======== DATASET ENTRIES ========

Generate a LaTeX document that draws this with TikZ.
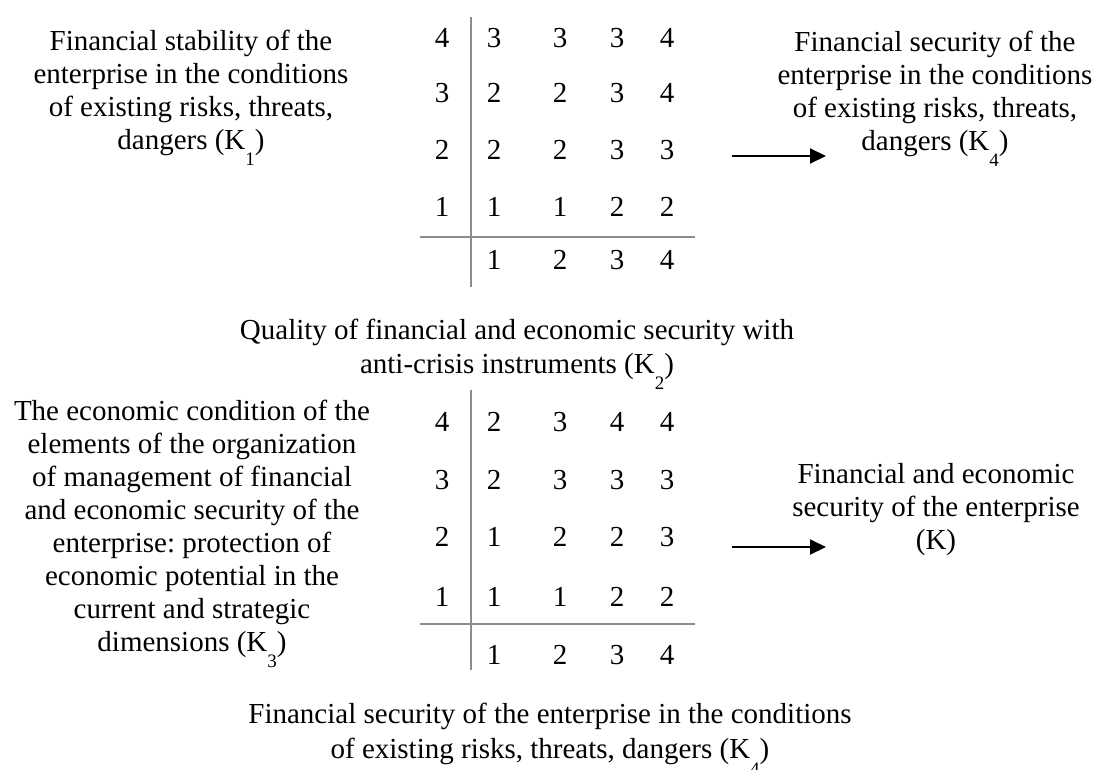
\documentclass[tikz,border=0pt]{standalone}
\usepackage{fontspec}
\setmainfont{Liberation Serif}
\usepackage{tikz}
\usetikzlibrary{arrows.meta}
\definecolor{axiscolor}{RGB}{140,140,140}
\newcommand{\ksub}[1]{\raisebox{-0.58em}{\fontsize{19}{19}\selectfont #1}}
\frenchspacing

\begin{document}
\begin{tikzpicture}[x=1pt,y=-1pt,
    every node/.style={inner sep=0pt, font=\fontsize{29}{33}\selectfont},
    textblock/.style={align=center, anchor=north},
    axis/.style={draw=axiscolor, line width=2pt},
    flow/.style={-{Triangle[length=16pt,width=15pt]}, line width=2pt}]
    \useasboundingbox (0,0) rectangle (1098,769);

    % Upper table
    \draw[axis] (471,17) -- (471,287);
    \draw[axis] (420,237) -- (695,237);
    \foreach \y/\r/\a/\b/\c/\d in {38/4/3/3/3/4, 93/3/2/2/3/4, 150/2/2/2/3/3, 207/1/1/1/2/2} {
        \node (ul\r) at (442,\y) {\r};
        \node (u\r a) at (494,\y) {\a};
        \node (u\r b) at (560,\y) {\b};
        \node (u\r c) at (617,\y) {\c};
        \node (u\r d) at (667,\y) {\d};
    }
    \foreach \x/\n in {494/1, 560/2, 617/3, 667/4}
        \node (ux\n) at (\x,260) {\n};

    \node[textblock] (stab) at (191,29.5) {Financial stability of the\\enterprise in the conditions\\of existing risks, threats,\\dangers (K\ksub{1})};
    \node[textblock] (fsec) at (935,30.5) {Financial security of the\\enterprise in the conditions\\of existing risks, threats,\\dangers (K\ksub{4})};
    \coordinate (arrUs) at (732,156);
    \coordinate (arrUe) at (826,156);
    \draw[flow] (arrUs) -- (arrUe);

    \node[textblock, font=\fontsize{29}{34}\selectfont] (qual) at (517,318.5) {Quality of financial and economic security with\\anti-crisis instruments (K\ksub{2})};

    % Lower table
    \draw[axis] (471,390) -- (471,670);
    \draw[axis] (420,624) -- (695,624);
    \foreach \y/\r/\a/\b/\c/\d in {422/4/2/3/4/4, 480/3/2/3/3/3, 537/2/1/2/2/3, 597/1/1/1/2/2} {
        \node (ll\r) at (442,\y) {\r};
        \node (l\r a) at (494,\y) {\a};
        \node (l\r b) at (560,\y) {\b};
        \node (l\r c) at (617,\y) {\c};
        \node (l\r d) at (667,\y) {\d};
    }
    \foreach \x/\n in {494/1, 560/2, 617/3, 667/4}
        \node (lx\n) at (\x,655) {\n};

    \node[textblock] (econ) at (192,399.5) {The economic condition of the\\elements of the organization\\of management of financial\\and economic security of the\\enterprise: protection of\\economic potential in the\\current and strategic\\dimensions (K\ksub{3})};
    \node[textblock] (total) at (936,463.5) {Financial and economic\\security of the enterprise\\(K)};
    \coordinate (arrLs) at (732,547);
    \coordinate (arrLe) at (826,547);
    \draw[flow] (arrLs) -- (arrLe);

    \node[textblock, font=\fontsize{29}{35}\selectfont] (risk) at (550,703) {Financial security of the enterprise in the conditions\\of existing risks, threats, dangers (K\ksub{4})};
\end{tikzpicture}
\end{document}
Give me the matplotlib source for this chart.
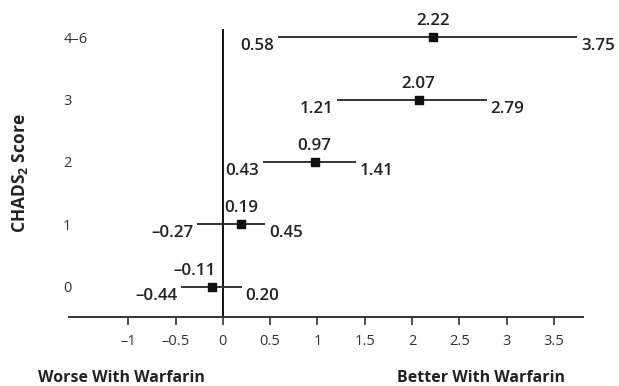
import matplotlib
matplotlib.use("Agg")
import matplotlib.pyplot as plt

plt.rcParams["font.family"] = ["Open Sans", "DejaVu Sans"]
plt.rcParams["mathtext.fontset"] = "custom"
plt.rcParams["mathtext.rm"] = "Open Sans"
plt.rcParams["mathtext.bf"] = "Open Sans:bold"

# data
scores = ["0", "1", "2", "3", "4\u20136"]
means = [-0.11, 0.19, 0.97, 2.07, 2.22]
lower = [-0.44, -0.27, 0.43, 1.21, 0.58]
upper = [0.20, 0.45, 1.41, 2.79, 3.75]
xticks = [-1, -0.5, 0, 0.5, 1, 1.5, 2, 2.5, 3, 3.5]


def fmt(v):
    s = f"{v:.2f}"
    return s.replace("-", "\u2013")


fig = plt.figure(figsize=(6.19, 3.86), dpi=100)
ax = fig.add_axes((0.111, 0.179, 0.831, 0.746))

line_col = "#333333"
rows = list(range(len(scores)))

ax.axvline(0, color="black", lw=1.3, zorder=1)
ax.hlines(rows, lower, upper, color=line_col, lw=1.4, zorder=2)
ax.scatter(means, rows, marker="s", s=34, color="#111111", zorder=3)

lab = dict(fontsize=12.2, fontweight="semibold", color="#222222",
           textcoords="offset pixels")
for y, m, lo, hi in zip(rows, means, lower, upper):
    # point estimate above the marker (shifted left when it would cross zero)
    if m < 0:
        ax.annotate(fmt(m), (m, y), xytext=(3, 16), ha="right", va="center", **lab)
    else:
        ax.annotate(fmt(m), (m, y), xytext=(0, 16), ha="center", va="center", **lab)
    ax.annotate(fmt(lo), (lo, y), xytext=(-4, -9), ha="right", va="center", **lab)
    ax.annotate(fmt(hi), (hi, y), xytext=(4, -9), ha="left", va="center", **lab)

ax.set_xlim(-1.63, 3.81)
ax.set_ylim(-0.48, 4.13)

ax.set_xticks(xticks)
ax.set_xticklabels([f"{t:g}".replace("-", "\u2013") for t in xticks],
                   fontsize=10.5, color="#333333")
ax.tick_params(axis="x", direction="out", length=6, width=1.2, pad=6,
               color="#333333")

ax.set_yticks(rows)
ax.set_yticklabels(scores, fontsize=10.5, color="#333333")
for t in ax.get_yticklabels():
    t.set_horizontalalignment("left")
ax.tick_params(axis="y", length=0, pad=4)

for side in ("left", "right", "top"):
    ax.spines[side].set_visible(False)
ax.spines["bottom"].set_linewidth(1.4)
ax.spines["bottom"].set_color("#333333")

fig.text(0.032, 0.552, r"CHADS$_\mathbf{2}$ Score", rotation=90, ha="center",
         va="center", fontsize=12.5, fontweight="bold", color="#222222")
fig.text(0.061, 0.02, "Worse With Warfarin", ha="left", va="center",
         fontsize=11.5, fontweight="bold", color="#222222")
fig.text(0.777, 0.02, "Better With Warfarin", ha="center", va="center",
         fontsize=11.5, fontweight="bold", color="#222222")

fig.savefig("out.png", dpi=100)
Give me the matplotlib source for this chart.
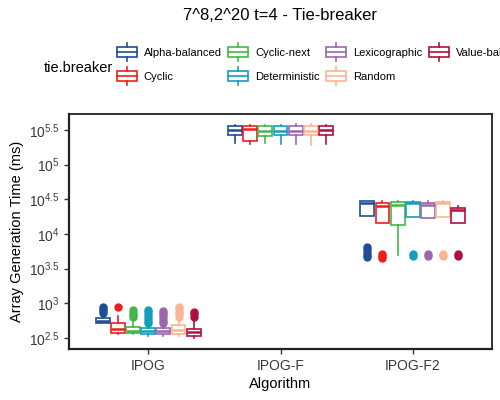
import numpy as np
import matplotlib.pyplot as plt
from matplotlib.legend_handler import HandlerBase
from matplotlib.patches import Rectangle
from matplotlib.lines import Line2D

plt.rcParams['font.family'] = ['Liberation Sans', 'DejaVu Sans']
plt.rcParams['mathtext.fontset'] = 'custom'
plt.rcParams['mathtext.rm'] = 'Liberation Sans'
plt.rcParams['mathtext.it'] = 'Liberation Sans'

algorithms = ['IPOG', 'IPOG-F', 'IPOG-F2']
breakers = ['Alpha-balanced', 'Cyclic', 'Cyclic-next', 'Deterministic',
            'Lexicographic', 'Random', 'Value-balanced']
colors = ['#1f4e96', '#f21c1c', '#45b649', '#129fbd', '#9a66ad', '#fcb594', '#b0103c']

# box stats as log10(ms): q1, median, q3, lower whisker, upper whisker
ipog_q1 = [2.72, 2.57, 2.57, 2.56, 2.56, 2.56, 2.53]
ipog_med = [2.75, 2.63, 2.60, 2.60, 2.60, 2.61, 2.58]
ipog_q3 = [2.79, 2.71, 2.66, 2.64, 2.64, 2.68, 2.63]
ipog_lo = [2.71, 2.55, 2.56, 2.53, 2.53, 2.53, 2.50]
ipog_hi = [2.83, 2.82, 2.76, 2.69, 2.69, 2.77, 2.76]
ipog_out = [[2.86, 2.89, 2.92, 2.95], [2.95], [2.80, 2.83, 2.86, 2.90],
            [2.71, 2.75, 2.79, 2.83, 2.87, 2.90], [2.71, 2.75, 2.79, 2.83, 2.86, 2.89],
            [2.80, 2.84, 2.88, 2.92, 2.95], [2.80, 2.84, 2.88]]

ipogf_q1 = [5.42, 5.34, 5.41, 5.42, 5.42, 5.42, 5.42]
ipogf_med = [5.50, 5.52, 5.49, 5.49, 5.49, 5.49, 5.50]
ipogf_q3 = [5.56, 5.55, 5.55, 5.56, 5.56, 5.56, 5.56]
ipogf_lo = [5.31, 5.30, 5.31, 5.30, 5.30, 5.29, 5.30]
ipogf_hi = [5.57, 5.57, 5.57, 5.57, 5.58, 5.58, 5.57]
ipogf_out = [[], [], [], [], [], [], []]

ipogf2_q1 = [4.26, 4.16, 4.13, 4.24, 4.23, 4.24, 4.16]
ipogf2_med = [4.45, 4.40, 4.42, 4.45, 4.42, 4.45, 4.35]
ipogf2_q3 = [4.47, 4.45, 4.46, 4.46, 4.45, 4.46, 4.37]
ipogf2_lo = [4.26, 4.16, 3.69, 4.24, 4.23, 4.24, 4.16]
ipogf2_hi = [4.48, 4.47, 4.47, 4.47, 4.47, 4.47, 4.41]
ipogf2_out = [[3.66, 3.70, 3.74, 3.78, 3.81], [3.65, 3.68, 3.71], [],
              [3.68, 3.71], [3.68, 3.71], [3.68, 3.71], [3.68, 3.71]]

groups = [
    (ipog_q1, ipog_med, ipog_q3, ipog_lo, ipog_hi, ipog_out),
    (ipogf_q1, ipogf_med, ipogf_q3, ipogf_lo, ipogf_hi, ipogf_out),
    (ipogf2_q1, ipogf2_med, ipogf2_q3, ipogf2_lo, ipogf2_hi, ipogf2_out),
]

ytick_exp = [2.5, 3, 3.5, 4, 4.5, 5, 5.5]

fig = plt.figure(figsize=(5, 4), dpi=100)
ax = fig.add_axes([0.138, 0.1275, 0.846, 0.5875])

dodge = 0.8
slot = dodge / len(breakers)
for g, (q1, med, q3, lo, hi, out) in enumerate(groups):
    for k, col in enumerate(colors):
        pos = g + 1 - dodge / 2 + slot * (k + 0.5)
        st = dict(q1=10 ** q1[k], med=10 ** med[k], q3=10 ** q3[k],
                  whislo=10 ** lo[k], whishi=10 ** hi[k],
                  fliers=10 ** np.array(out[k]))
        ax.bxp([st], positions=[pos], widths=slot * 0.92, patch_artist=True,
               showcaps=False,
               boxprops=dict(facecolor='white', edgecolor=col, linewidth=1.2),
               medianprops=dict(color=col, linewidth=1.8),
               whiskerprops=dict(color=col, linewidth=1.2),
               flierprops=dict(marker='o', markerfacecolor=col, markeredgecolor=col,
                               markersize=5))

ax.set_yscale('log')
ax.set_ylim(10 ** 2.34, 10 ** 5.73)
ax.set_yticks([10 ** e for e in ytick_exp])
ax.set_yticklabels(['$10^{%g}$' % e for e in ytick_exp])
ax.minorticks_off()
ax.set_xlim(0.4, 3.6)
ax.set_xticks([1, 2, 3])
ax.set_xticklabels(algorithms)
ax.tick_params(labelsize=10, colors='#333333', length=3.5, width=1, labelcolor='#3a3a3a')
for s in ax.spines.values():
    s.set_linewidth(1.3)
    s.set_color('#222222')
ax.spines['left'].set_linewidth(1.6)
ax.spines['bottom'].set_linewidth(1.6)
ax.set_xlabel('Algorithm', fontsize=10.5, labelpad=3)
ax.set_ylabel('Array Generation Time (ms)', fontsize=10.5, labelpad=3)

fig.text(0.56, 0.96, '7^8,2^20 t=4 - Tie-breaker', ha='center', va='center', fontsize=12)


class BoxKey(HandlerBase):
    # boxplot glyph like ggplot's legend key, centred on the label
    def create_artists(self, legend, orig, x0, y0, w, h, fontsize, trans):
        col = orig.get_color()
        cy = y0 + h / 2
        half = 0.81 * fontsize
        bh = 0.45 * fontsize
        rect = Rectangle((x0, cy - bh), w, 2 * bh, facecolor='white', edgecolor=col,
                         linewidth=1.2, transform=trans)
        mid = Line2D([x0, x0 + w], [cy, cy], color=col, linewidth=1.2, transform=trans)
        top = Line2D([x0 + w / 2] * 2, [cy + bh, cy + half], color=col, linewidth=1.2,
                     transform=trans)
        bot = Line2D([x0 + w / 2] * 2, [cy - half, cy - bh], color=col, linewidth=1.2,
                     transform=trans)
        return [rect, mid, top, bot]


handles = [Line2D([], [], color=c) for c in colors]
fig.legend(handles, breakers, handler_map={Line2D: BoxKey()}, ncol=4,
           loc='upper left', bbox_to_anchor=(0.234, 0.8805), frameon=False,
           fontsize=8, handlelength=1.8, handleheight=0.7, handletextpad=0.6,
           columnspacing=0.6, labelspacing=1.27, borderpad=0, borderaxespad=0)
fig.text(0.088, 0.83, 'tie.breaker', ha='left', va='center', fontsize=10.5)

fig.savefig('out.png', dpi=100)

========

● **WHAT TO WORK ON**: Your task is to reproduce exactly the lines from the start of the data above through the line containing "(0,0) rectangle (1098,769);", leaving every picture out.

● **THE OUTPUT**:
Generate a LaTeX document that draws this with TikZ.
\documentclass[tikz,border=0pt]{standalone}
\usepackage{fontspec}
\setmainfont{Liberation Serif}
\usepackage{tikz}
\usetikzlibrary{arrows.meta}
\definecolor{axiscolor}{RGB}{140,140,140}
\newcommand{\ksub}[1]{\raisebox{-0.58em}{\fontsize{19}{19}\selectfont #1}}
\frenchspacing

\begin{document}
\begin{tikzpicture}[x=1pt,y=-1pt,
    every node/.style={inner sep=0pt, font=\fontsize{29}{33}\selectfont},
    textblock/.style={align=center, anchor=north},
    axis/.style={draw=axiscolor, line width=2pt},
    flow/.style={-{Triangle[length=16pt,width=15pt]}, line width=2pt}]
    \useasboundingbox (0,0) rectangle (1098,769);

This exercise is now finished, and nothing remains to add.